Utah has taken down, in succession, Oregon State, Arizona, and UCLA. Not exactly a murderer’s row, but, if the Utes can take care of business against Washington State at home this weekend (wasn’t it nice of the Pac-12 to give the Utes two home games to finish the year – after giving them a schedule with five home games to the Buffs’ four, and giving Utah a pass on playing either Stanford or Oregon?), it is not inconceivable that Colorado will, for the next two weekends, be playing on the road, on Senior day, against teams vying for a Pac-12 title game berth.
Best to get the road streak yoke removed this weekend, Buffs.
S – Statistics
– Colorado, as everyone knows, has not won on the road since 2007. This stat will hang over the team until it no longer applies;
– UCLA, unfortunately for the Buff Nation, is a much better home team than road team. UCLA 1-4 on the road this sason, and have looked bad at times in getting there. The Bruins are 4-1 at home, however, and have played some of their best football in the Rose Bowl.

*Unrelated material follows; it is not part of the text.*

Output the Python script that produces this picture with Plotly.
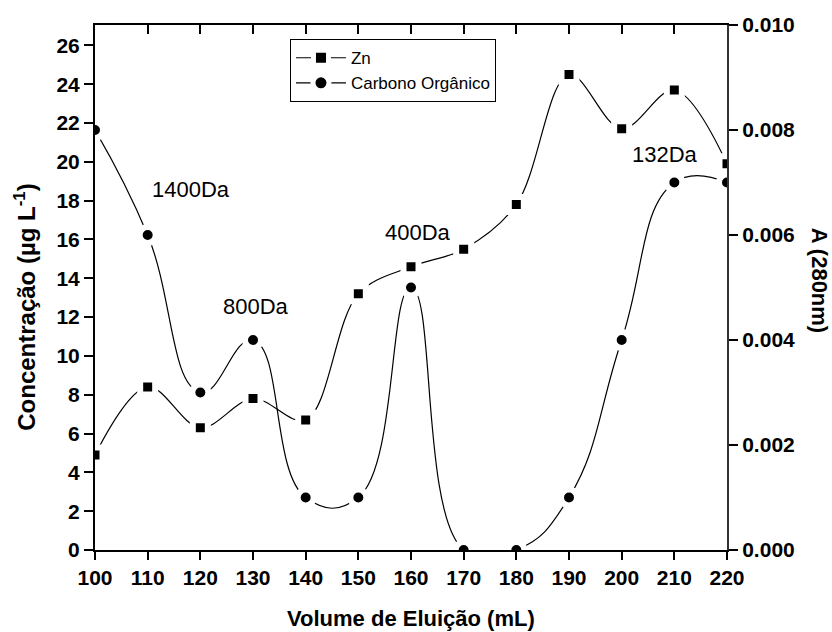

This season, UCLA is 3-0 at home in Pac-12 play, including a 29-28 win over No. 20 Arizona State;
– Colorado is 50-10 against unranked opponents in November games, dating back to 1985;
– UCLA leads the series, 4-2, but Colorado has won the last two games, including the only game in the series played in the Rose Bowl (a 31-17 win in 2002) and the last game played in Boulder (a 16-14 win in 2003);
– In the 1980 game between the two teams (my first game as a freshman at CU), UCLA was ahead of Colorado 56-0 … at halftime. The Bruins then went on to cruise to a 56-14 victory.

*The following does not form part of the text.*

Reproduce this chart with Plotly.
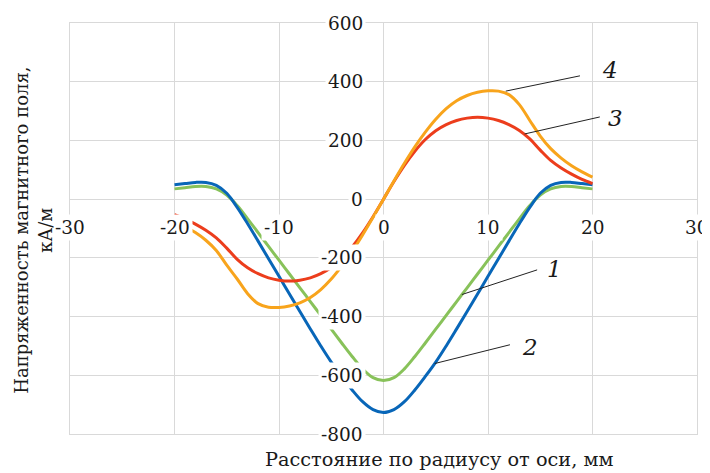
import plotly.graph_objects as go

# ---------------- data ----------------
x_mm = [-20, -19, -18, -17, -16, -15, -14, -13, -12, -11, -10, -9, -8, -7, -6, -5, -4, -3, -2, -1,
        0, 1, 2, 3, 4, 5, 6, 7, 8, 9, 10, 11, 12, 13, 14, 15, 16, 17, 18, 19, 20]

curve1 = [35, 39, 43, 43, 35, 14, -22, -67, -114, -161, -208, -255, -302, -349, -396, -443, -490, -536, -578, -608,
          -618, -608, -578, -536, -490, -443, -396, -349, -302, -255, -208, -161, -114, -67, -22, 14, 35, 43, 43, 39, 35]

curve2 = [49, 53, 57, 57, 47, 20, -28, -84, -143, -203, -263, -323, -383, -442, -500, -555, -604, -650, -690, -717,
          -727, -717, -690, -650, -604, -555, -500, -442, -383, -323, -263, -203, -143, -84, -28, 20, 47, 57, 57, 53, 49]

curve3 = [-53, -67, -85, -106, -132, -167, -205, -234, -254, -268, -276, -279, -276, -268, -254, -233, -203, -163, -115, -60,
          0, 60, 115, 163, 203, 233, 254, 268, 276, 279, 276, 268, 254, 234, 205, 167, 132, 106, 85, 67, 53]

curve4 = [-75, -93, -114, -140, -175, -225, -272, -322, -356, -368, -369, -364, -353, -335, -308, -272, -228, -178, -122, -62,
          0, 62, 122, 178, 228, 272, 308, 335, 353, 364, 369, 368, 356, 322, 268, 215, 172, 140, 114, 93, 75]

series_names = ["1", "2", "3", "4"]
series_colors = ["#88C25A", "#0866B8", "#EC3D1C", "#F8A41C"]

x_ticks = [-30, -20, -10, 0, 10, 20, 30]
y_ticks = [-800, -600, -400, -200, 0, 200, 400, 600]

x_title = "Расстояние по радиусу от оси, мм"
y_title_lines = ["Напряженность магнитного поля,", "кА/м"]

# leader lines: (curve point), (line end), (label centre)
leaders = {
    "4": ((11.7, 368), (18.8, 420), (21.7, 441)),
    "3": ((13.5, 222), (20.7, 280), (22.2, 277)),
    "1": ((7.5, -325), (14.7, -241), (16.4, -238)),
    "2": ((4.9, -560), (12.1, -496), (14.0, -503)),
}

# ---------------- figure ----------------
FONT = "DejaVu Serif"
GRID = "#D9D9D9"
TXT = "#1a1a1a"

fig = go.Figure()
for name, ys, col in zip(series_names, [curve1, curve2, curve3, curve4], series_colors):
    fig.add_trace(go.Scatter(x=x_mm, y=ys, mode="lines", name=name,
                             line=dict(color=col, width=3, shape="spline", smoothing=1.0),
                             hoverinfo="skip", showlegend=False))

annotations = []
for xv in x_ticks:
    annotations.append(dict(x=xv, y=0, xref="x", yref="y", text=str(xv), showarrow=False,
                            xanchor="center", yanchor="middle", yshift=-28,
                            bgcolor="white", borderpad=2,
                            font=dict(family=FONT, size=18.5, color=TXT)))
for yv in y_ticks:
    annotations.append(dict(x=0, y=yv, xref="x", yref="y", text=str(yv), showarrow=False,
                            xanchor="right", yanchor="middle", xshift=-18,
                            bgcolor="white", borderpad=2,
                            font=dict(family=FONT, size=18.5, color=TXT)))

shapes = []
for lab, (p0, p1, pl) in leaders.items():
    shapes.append(dict(type="line", xref="x", yref="y", x0=p0[0], y0=p0[1], x1=p1[0], y1=p1[1],
                       line=dict(color="#222222", width=1)))
    annotations.append(dict(x=pl[0], y=pl[1], xref="x", yref="y", text=f"<i>{lab}</i>", showarrow=False,
                            xanchor="center", yanchor="middle",
                            font=dict(family=FONT, size=23, color=TXT)))

annotations.append(dict(x=0.5885, y=-0.061, xref="paper", yref="paper", text=x_title, showarrow=False,
                        xanchor="center", yanchor="middle",
                        font=dict(family=FONT, size=19.3, color=TXT)))
for xp, line in zip([-0.0766, -0.0383], y_title_lines):
    annotations.append(dict(x=xp, y=0.497, xref="paper", yref="paper", text=line, showarrow=False,
                            xanchor="center", yanchor="middle", textangle=-90,
                            font=dict(family=FONT, size=18, color=TXT)))

fig.update_layout(
    width=702, height=465,
    margin=dict(l=62, r=13, t=15, b=39),
    paper_bgcolor="white", plot_bgcolor="white",
    annotations=annotations, shapes=shapes,
    xaxis=dict(range=[-30, 30], tickvals=x_ticks, showticklabels=False, showgrid=True,
               gridcolor=GRID, gridwidth=1, zeroline=True, zerolinecolor=GRID, zerolinewidth=1,
               showline=True, linecolor=GRID, linewidth=1, mirror=True, ticks=""),
    yaxis=dict(range=[-800, 600], tickvals=y_ticks, showticklabels=False, showgrid=True,
               gridcolor=GRID, gridwidth=1, zeroline=True, zerolinecolor=GRID, zerolinewidth=1,
               showline=True, linecolor=GRID, linewidth=1, mirror=True, ticks=""),
)

fig.write_html("out.html")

– The 2011 season marks the 30th year that the Bruins have played their home games at the Rose Bowl, moving over from the Coliseum. In 30 seasons in Rose Bowl, UCLA has posted a 123-56-2 record, including a 3-2 record in Rose Bowl games;
– UCLA has qualified for a bowl game in nine of the last 11 seasons, though the two seasons in which the Bruins did not qualify have come under Rick Neuheisel (2008 and 2010).